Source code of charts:
_ _ _
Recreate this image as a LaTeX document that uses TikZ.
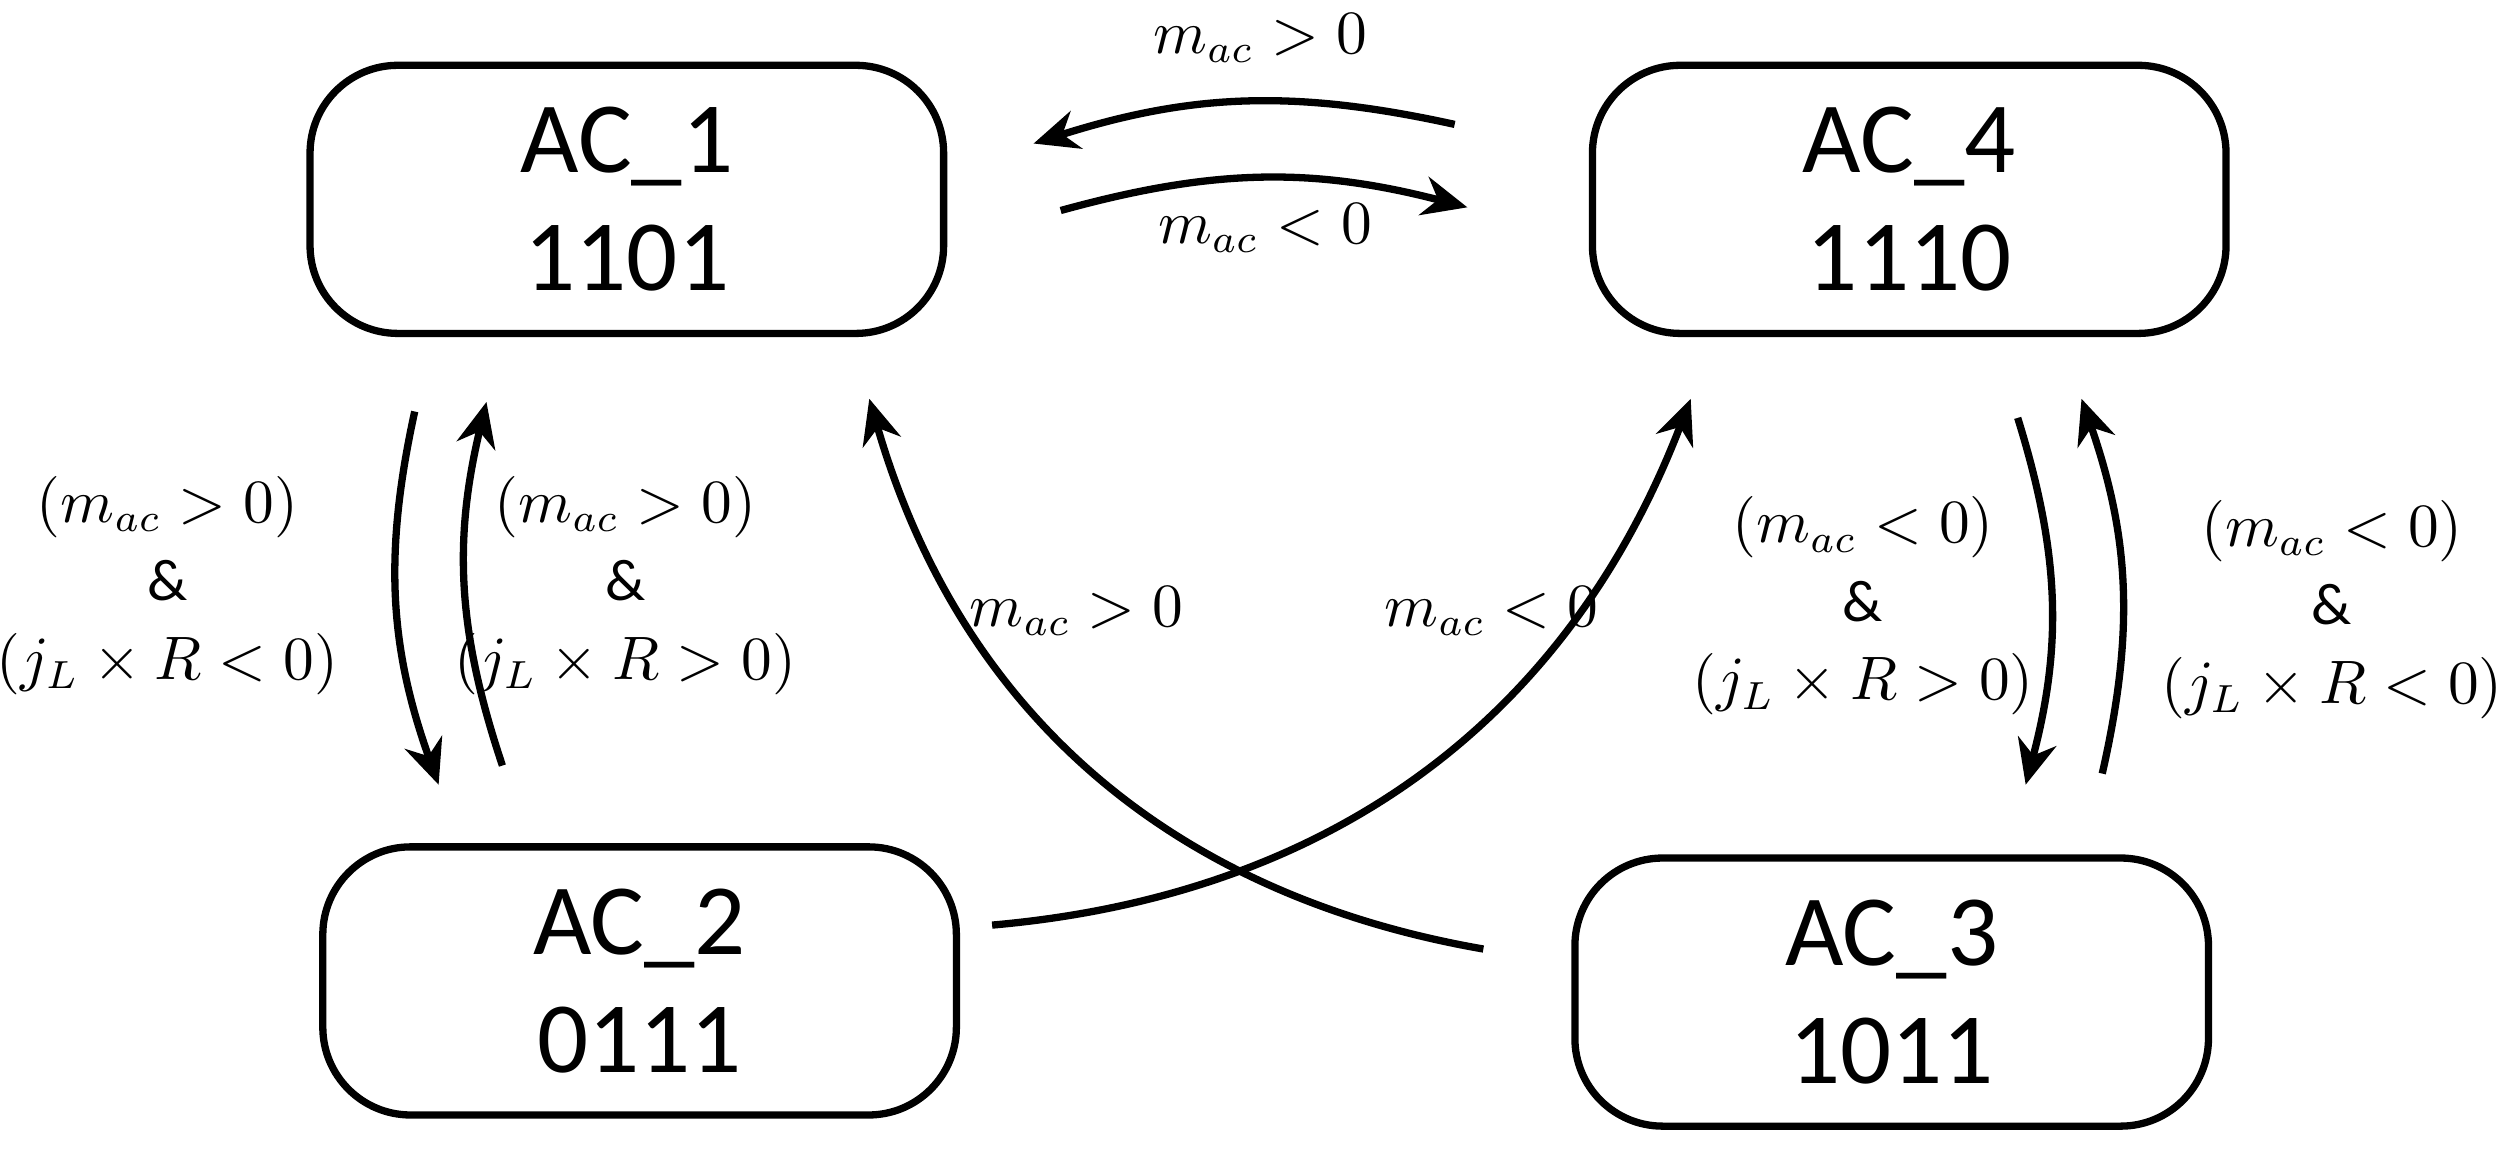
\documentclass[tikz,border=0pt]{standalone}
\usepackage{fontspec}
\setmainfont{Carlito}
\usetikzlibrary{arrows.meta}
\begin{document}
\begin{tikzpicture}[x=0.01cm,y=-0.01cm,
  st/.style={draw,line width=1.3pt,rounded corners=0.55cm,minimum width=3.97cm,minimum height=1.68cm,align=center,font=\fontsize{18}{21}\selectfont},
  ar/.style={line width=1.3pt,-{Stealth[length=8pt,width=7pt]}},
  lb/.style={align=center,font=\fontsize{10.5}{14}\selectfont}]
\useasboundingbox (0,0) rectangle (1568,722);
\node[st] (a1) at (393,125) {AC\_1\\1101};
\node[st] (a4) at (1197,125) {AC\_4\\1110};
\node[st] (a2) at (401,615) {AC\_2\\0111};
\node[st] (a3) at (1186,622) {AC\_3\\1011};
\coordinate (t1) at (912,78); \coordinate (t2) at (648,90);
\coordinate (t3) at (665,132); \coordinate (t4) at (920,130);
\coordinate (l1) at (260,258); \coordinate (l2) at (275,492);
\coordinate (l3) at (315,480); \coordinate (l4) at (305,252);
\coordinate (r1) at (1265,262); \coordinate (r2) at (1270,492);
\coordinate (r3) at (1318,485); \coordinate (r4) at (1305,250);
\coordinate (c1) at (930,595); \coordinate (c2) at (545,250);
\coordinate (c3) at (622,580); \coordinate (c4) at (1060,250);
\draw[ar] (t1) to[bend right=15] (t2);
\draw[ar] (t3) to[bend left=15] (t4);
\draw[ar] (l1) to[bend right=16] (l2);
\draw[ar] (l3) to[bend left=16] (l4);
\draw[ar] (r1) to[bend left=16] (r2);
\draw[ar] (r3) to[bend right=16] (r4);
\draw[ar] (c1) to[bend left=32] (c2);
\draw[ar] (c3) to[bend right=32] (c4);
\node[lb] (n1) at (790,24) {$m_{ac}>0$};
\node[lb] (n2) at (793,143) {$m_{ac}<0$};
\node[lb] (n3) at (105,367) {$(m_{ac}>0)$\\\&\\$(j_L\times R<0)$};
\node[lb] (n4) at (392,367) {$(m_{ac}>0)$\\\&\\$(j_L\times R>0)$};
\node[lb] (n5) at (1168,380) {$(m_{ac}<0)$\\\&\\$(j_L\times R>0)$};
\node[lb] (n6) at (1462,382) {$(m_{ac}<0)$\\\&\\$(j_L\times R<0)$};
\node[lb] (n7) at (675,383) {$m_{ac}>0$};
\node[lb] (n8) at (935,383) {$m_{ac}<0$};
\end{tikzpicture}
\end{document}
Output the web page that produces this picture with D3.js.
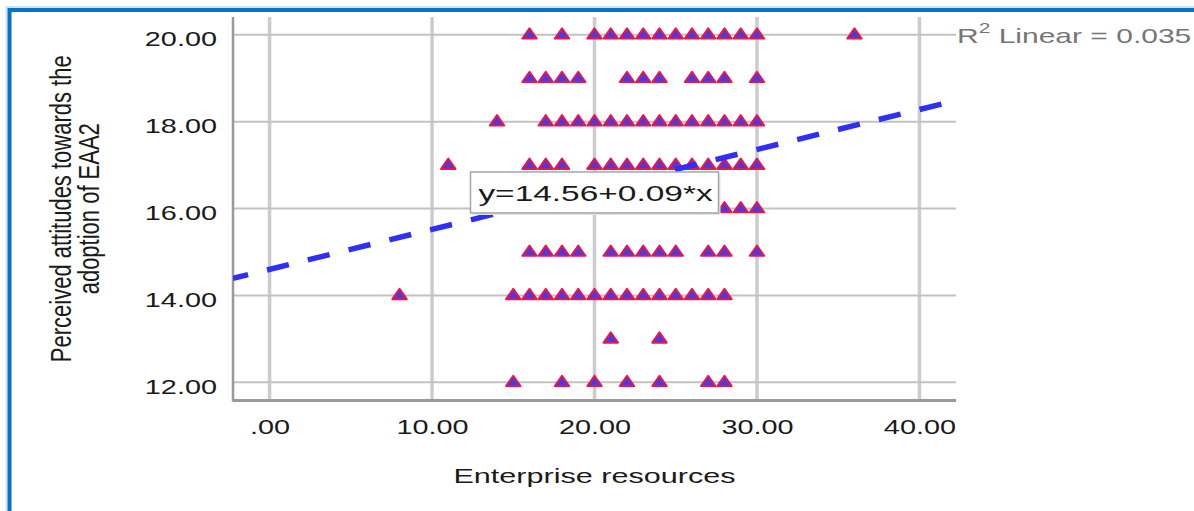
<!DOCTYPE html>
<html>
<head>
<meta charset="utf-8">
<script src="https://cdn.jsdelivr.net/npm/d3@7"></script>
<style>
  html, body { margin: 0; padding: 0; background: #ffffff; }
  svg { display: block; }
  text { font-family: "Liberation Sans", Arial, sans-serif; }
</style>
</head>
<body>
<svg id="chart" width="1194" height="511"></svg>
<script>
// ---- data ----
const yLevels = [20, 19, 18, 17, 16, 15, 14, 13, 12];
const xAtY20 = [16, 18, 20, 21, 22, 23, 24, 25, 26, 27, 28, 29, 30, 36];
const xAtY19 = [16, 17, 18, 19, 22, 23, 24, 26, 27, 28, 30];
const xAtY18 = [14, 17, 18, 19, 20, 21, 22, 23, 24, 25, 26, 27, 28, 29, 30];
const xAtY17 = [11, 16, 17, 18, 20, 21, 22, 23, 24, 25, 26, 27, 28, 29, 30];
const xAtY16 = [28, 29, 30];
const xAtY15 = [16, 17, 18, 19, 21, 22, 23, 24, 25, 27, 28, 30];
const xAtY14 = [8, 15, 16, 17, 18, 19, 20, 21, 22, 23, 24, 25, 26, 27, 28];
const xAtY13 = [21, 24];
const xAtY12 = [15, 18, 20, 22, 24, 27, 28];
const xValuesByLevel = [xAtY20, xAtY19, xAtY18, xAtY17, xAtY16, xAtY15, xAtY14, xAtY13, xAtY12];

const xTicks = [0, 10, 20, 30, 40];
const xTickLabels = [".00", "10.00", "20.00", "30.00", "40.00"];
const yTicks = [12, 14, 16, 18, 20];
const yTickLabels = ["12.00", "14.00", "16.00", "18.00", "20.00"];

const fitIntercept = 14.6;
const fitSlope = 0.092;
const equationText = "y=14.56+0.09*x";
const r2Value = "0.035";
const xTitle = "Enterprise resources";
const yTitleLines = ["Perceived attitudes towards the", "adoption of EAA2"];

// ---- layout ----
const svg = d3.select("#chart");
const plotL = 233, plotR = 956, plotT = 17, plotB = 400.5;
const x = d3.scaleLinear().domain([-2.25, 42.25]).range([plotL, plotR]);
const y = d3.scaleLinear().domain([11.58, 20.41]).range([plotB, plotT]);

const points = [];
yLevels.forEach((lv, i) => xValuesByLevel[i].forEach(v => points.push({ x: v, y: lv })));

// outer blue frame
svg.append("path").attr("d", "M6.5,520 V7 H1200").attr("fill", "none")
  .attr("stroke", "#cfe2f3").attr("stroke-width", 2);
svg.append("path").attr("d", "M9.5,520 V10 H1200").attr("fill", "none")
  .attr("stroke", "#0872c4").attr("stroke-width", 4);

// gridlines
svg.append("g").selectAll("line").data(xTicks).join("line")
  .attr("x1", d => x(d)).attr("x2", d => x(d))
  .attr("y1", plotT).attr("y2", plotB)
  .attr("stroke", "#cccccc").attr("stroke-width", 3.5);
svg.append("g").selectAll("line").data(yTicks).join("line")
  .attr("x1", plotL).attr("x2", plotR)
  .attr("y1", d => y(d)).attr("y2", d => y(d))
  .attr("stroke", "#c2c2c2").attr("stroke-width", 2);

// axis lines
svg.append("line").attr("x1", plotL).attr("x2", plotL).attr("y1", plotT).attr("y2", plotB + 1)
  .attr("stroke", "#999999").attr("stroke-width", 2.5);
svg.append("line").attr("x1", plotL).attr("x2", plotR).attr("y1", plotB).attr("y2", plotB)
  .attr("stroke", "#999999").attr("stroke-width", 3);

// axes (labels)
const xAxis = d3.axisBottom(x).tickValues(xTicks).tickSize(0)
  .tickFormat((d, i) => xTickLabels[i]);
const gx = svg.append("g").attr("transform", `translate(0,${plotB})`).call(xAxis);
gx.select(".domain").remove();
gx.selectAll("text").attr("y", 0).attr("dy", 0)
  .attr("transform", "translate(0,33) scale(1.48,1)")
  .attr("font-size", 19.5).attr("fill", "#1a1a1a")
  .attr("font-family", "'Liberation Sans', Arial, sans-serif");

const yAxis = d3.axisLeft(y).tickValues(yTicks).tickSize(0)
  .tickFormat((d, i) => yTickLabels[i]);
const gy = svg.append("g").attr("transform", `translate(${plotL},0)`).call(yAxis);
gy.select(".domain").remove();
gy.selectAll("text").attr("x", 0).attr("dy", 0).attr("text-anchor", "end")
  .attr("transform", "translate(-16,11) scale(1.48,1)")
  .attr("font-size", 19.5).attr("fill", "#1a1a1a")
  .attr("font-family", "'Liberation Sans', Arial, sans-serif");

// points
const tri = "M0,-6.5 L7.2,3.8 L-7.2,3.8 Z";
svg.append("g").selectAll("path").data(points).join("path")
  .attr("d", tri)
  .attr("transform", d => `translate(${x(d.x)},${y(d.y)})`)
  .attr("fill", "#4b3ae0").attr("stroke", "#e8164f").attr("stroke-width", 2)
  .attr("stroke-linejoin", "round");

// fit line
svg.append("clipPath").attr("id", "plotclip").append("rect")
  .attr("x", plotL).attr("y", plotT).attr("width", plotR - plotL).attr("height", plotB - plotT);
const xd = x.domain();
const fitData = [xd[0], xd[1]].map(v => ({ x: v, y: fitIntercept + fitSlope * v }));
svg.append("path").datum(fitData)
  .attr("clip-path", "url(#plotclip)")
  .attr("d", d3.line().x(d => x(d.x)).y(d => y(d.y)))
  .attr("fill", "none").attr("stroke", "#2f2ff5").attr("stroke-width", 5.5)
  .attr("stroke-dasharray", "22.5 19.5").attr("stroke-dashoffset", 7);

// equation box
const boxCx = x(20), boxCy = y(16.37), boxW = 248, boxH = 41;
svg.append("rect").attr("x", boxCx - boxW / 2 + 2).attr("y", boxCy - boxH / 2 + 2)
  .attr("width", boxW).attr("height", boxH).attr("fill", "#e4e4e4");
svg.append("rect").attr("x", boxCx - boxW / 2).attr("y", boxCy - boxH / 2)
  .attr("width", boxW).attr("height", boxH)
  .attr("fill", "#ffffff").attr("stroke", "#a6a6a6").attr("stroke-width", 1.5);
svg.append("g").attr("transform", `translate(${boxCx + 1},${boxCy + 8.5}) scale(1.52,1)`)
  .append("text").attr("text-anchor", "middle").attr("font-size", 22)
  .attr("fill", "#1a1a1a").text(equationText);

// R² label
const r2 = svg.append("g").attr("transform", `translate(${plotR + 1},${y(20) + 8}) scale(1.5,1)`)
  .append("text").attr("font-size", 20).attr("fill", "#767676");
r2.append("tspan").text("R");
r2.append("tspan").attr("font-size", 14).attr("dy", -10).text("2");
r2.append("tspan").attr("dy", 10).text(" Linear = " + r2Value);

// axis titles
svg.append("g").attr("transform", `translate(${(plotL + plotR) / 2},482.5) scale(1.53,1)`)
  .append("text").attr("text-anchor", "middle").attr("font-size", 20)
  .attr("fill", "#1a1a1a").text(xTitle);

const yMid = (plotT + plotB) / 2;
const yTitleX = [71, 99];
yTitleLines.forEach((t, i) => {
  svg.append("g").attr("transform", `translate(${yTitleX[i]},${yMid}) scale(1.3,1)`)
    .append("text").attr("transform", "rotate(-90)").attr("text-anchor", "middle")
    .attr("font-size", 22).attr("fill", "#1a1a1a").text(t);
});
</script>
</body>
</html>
_ _ _
• WHAT YOU SHOULD DO
Make an exact copy of the lines from the one with "Output the web" through the one with "xAtY14, xAtY13, xAtY12];", both ends in, and nothing else. Drop every picture.

• FINISHED TASK
Output the web page that produces this picture with D3.js.
<!DOCTYPE html>
<html>
<head>
<meta charset="utf-8">
<script src="https://cdn.jsdelivr.net/npm/d3@7"></script>
<style>
  html, body { margin: 0; padding: 0; background: #ffffff; }
  svg { display: block; }
  text { font-family: "Liberation Sans", Arial, sans-serif; }
</style>
</head>
<body>
<svg id="chart" width="1194" height="511"></svg>
<script>
// ---- data ----
const yLevels = [20, 19, 18, 17, 16, 15, 14, 13, 12];
const xAtY20 = [16, 18, 20, 21, 22, 23, 24, 25, 26, 27, 28, 29, 30, 36];
const xAtY19 = [16, 17, 18, 19, 22, 23, 24, 26, 27, 28, 30];
const xAtY18 = [14, 17, 18, 19, 20, 21, 22, 23, 24, 25, 26, 27, 28, 29, 30];
const xAtY17 = [11, 16, 17, 18, 20, 21, 22, 23, 24, 25, 26, 27, 28, 29, 30];
const xAtY16 = [28, 29, 30];
const xAtY15 = [16, 17, 18, 19, 21, 22, 23, 24, 25, 27, 28, 30];
const xAtY14 = [8, 15, 16, 17, 18, 19, 20, 21, 22, 23, 24, 25, 26, 27, 28];
const xAtY13 = [21, 24];
const xAtY12 = [15, 18, 20, 22, 24, 27, 28];
const xValuesByLevel = [xAtY20, xAtY19, xAtY18, xAtY17, xAtY16, xAtY15, xAtY14, xAtY13, xAtY12];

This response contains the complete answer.